In November, Ag giant Cargill announced it is
bringing back pink slime, with two changes—instead of ammonia, E.coli
will be killed with citric acid and the meat will be identified as
“Finely Textured Beef” on its label.
3. Carbon Monoxide
Eight years ago there was an uproar about Big
Meat using gases like carbon monoxide to color meat an unnatural red
even as it was aging on the shelf. The brown color meat assumes after a
few hours is as harmless as a sliced apple turning brown, says the
American Meat Institute. But like mercury in tuna or ractopamine in
beef, pork and turkey, Big Food didn’t blink or make any changes
because it knew the contretemps would blow over—and it did. Thank you
for your short memory, John Q. Public. “Modified atmosphere packaging” of
meat, using assorted gases, is still a mainstay of meat production and
“safe and suitable” in meat production, according to the FSIS report.
According to the FSIS directive, carbon
monoxide is used as a “part of Cargill’s modified atmosphere packaging
system introduced directly into the bulk or master container used for
bulk transportation of fresh meat products. Meat products are
subsequently repackaged in packages not containing a carbon monoxide
modified atmosphere prior to retail sale.” Carbon monoxide is also used
to “maintain wholesomeness” in packaging Cargill’s “fresh cuts of
case-ready muscle meat and ground meat,” says the FSIS directive.
Why is Cargill’s name actually written into
government directives? Maybe because it’s one of the world’s biggest Ag
players according to Rain Forest Action.
With annual revenues bigger than the GDP of 70 percent of the world’s
countries, Cargill is the world’s largest privately held corporation,
says Rain Forest Action.

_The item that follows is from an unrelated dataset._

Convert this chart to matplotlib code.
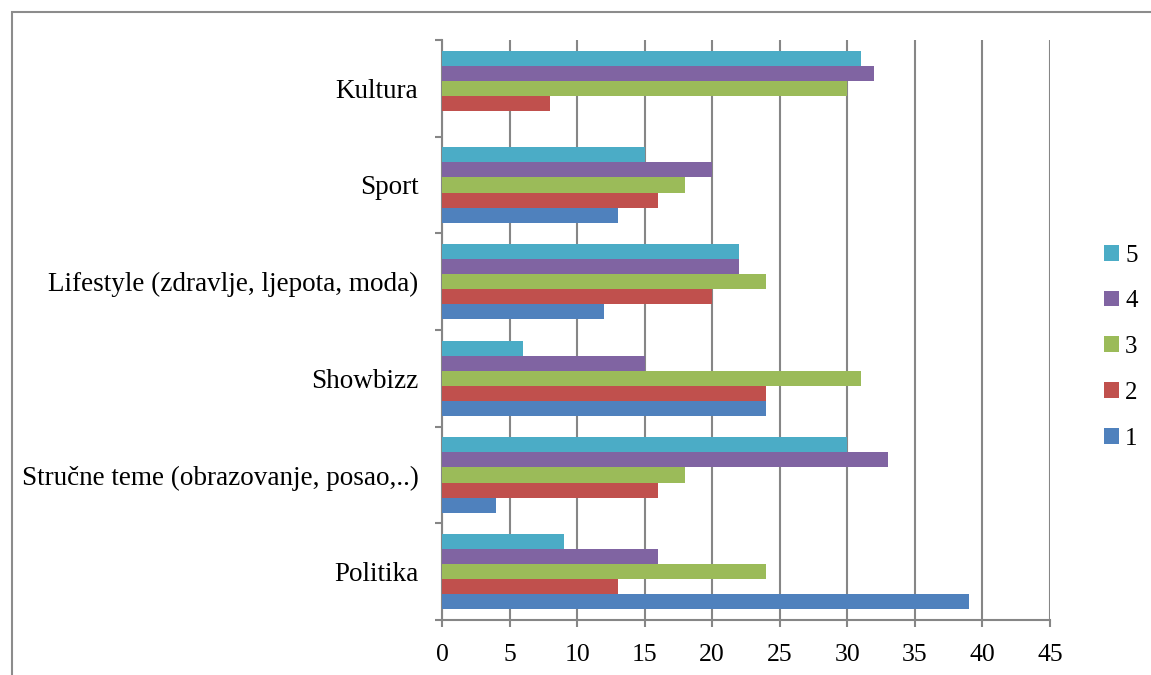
import numpy as np
import matplotlib.pyplot as plt
from matplotlib.patches import Rectangle
from matplotlib.ticker import FixedLocator, NullFormatter

plt.rcParams['font.family'] = ['Liberation Serif', 'DejaVu Serif']

categories = ["Politika", "Stručne teme (obrazovanje, posao,..)", "Showbizz",
              "Lifestyle (zdravlje, ljepota, moda)", "Sport", "Kultura"]
series_names = ["1", "2", "3", "4", "5"]
s1 = [39, 4, 24, 12, 13, 0]
s2 = [13, 16, 24, 20, 16, 8]
s3 = [24, 18, 31, 24, 18, 30]
s4 = [16, 33, 15, 22, 20, 32]
s5 = [9, 30, 6, 22, 15, 31]
series = [s1, s2, s3, s4, s5]
colors = ["#4F81BD", "#C0504D", "#9BBB59", "#8064A2", "#4BACC6"]

fig = plt.figure(figsize=(11.51, 6.75), dpi=100)
ax = fig.add_axes([442/1151, 1 - 620/675, 608/1151, 580/675])

y = np.arange(len(categories))
h = 0.156
for i, vals in enumerate(series):
    ax.barh(y + (i - 2) * h, vals, height=h, color=colors[i],
            label=series_names[i], zorder=3)

grid_c = "#868686"
ax.set_xlim(0, 45)
ax.set_ylim(-0.5, len(categories) - 0.5)
ax.set_xticks(range(0, 46, 5))
ax.set_yticks(y)
ax.set_yticklabels(categories)
ax.yaxis.set_minor_locator(FixedLocator(np.arange(-0.5, len(categories), 1)))
ax.yaxis.set_minor_formatter(NullFormatter())
ax.tick_params(axis='y', which='major', length=0, pad=17, labelsize=19.5)
ax.tick_params(axis='y', which='minor', length=5, width=1.5, color=grid_c)
ax.tick_params(axis='x', length=5, width=1.5, color=grid_c, pad=12, labelsize=18.5)
ax.xaxis.grid(True, color=grid_c, linewidth=1.5, zorder=0)
for s in ['top', 'right']:
    ax.spines[s].set_visible(False)
for s in ['left', 'bottom']:
    ax.spines[s].set_color(grid_c)
    ax.spines[s].set_linewidth(1.5)

handles, labels = ax.get_legend_handles_labels()
fig.legend(handles[::-1], labels[::-1], loc='center left',
           bbox_to_anchor=(1104/1151, 1 - 347/675), frameon=False,
           fontsize=18, handlelength=0.6, handleheight=0.6,
           handletextpad=0.25, labelspacing=0.95, borderaxespad=0,
           borderpad=0)

fig.patches.append(Rectangle((12/1151, -0.1), 1.2, 1 - 12/675 + 0.1,
                             transform=fig.transFigure, fill=False,
                             edgecolor="#8c8c8c", linewidth=1.5))

fig.savefig("out.png", dpi=100)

It operates in more than 66 countries and is
one of a “very small handful of agribusiness giants that collectively
are shaping the increasingly globalized food system to their advantage.”

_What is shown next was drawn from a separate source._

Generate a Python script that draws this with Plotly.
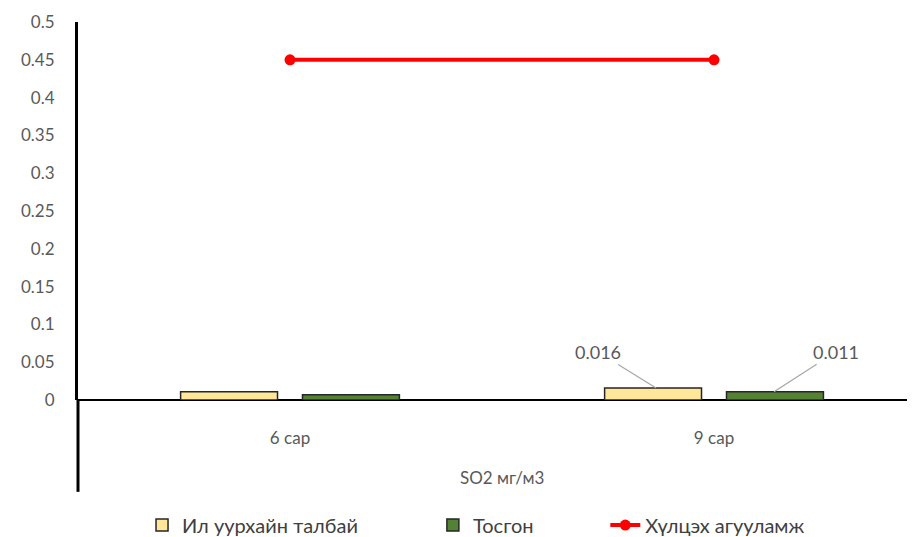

4. Other “Safe and Suitable” Ingredients You Don’t Know You’re Eating
Unless you’re a chemist, you may not
recognize some of the other ingredients in the 2014 FSIS directive, but
that doesn’t mean you want to ingest them. Take “cetylpyridinium with
propylene glycol for bacterial control.” While cetylpyridinium is a
germ-killing compound found in mouthwashes, toothpastes and nasal
sprays, in meat production it is combined with propylene glycol to
“treat the surface of raw poultry carcasses or parts (skin-on or
skinless).” Yum.
How about, “aqueous solution of sodium
octanoate, potassium octanoate or octanoic acid and either glycerin
and/or propylene glycol and/or a Polysorbate surface active agent,” also
to kill germs?
And, does anyone want to eat “hen, cock,
mature turkey, mature duck, mature goose and mature guinea” into whose
raw meat and tissue has been injected protease produced from the mold Aspergillus for tenderness?